New construction needed due to lack of space
Without a new facility to store evidence, the Stallings police department would be out of space. Police Chief Michael Dummett presented that information to council members Monday, Sept. 26, explaining the department’s needs and available options.
“One of the things I was tasked with upon arriving here was assessment of the things that were needed, things that were not needed,” Dummett said. “At this time, we do not possess the ability for any major case, that would require any type of storage past something miniscule.”
After a case goes to court, people usually believe the evidence just goes away, Dummett said. He pointed out that beyond the first court case, evidence has to be preserved because people have the right to challenge their convictions.
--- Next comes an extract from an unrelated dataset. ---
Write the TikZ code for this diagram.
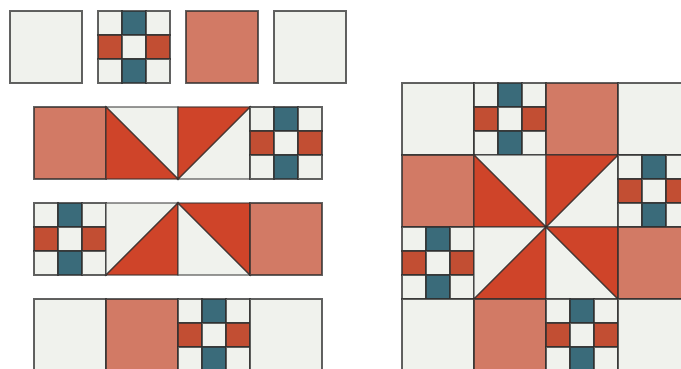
\documentclass[tikz,border=0pt]{standalone}
\definecolor{lightc}{HTML}{F0F2ED}
\definecolor{tealc}{HTML}{3A6B7A}
\definecolor{ninered}{HTML}{C24E33}
\definecolor{salmonc}{HTML}{D27A65}
\definecolor{hstred}{HTML}{CF4429}
\definecolor{edgec}{HTML}{2E2E2E}
\tikzset{
  x=1pt,y=-1pt,
  piece/.style={draw=edgec,draw opacity=0.75,line width=1.2pt,line join=miter},
  plainsq/.pic={\path[piece,fill=#1] (0,0) rectangle (72,72);},
  hstA/.pic={
    \path[piece,fill=lightc] (0,0) -- (72,0) -- (72,72) -- cycle;
    \path[piece,fill=hstred] (0,0) -- (0,72) -- (72,72) -- cycle;},
  hstB/.pic={
    \path[piece,fill=lightc] (72,0) -- (72,72) -- (0,72) -- cycle;
    \path[piece,fill=hstred] (0,0) -- (72,0) -- (0,72) -- cycle;},
  hstC/.pic={
    \path[piece,fill=lightc] (0,0) -- (72,0) -- (0,72) -- cycle;
    \path[piece,fill=hstred] (72,0) -- (72,72) -- (0,72) -- cycle;},
  hstD/.pic={
    \path[piece,fill=lightc] (0,0) -- (0,72) -- (72,72) -- cycle;
    \path[piece,fill=hstred] (0,0) -- (72,0) -- (72,72) -- cycle;},
  ninepatch/.pic={
    \foreach \i/\j/\c in {0/0/lightc,1/0/tealc,2/0/lightc,
                          0/1/ninered,1/1/lightc,2/1/ninered,
                          0/2/lightc,1/2/tealc,2/2/lightc}{
      \path[piece,fill=\c] (24*\i,24*\j) rectangle ++(24,24);}},
}
\begin{document}
\begin{tikzpicture}
\useasboundingbox (0,0) rectangle (681,369);
\fill[white] (0,0) rectangle (681,369);
% top row of single blocks
\pic at (10,11) {plainsq=lightc};
\pic at (98,11) {ninepatch};
\pic at (186,11) {plainsq=salmonc};
\pic at (274,11) {plainsq=lightc};
% rows
\pic at (34,107) {plainsq=salmonc};
\pic at (106,107) {hstA};
\pic at (178,107) {hstB};
\pic at (250,107) {ninepatch};
\pic at (34,203) {ninepatch};
\pic at (106,203) {hstC};
\pic at (178,203) {hstD};
\pic at (250,203) {plainsq=salmonc};
\pic at (34,299) {plainsq=lightc};
\pic at (106,299) {plainsq=salmonc};
\pic at (178,299) {ninepatch};
\pic at (250,299) {plainsq=lightc};
% big block
\begin{scope}[shift={(402,83)}]
\pic at (0,0) {plainsq=lightc};
\pic at (72,0) {ninepatch};
\pic at (144,0) {plainsq=salmonc};
\pic at (216,0) {plainsq=lightc};
\pic at (0,72) {plainsq=salmonc};
\pic at (72,72) {hstA};
\pic at (144,72) {hstB};
\pic at (216,72) {ninepatch};
\pic at (0,144) {ninepatch};
\pic at (72,144) {hstC};
\pic at (144,144) {hstD};
\pic at (216,144) {plainsq=salmonc};
\pic at (0,216) {plainsq=lightc};
\pic at (72,216) {plainsq=salmonc};
\pic at (144,216) {ninepatch};
\pic at (216,216) {plainsq=lightc};
\end{scope}
\end{tikzpicture}
\end{document}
“People don’t understand just a small case of marijuana, that guy has the chance to appeal,” Dummett said. “He has the ability to go all the way to the Supreme Court. We have to sit on that evidence all that time.”
Currently, the department uses two small offices which were converted to storage space. The total facility comes out to 291 square feet. Instead, Dummett requested approval for a 25 x 40 storage facility, presenting bids his office had collected from local construction companies. They ranged from the $97,280 proposed by Colony Builders to $136,600 from Southside, the same company building the Stallings park. The proposal was discussed during this year’s budget process, but didn’t make the final capital improvements plan.
Council members were caught off guard by the proposed cost.
“This is basically $100 a square foot,” Stallings mayor Lynda Paxton said. “I have a lot of difficulty trying to see what the value is for that kind of cost per square foot. You can go buy an all brick house with cabinets and carpet for $75 a square foot.”
Mayor Pro Tem Wyatt Dunn suggested they put the project on hold, to look at it during the coming year’s budget process.
“We’re two months into our fiscal year (and) this is a five percent increase in our budget,” Dunn said. “That’s a large amount. I would go through the budget process in March. I don’t think it’s critical we do it now.”
Chief Dummett argued that waiting could create problems for the department.
“We’re one case from being out of business,” Dummett said, pointing out there would be no place to store evidence should a murder occur. “You don’t have enough storage facility today to handle that case,” Dummett said. “I can’t go to that (victim’s) family and say I wish he would have got killed in March.”
Council member Paul Frost said he was in favor of the project, but wondered if the town could get things done for a cheaper price. In the current economy, he wondered if another company would bid lower, knowing what the offers were already.
The town council voted to approve moving forward with the lowest bid currently out for the project, with Dunn and Frost in opposition.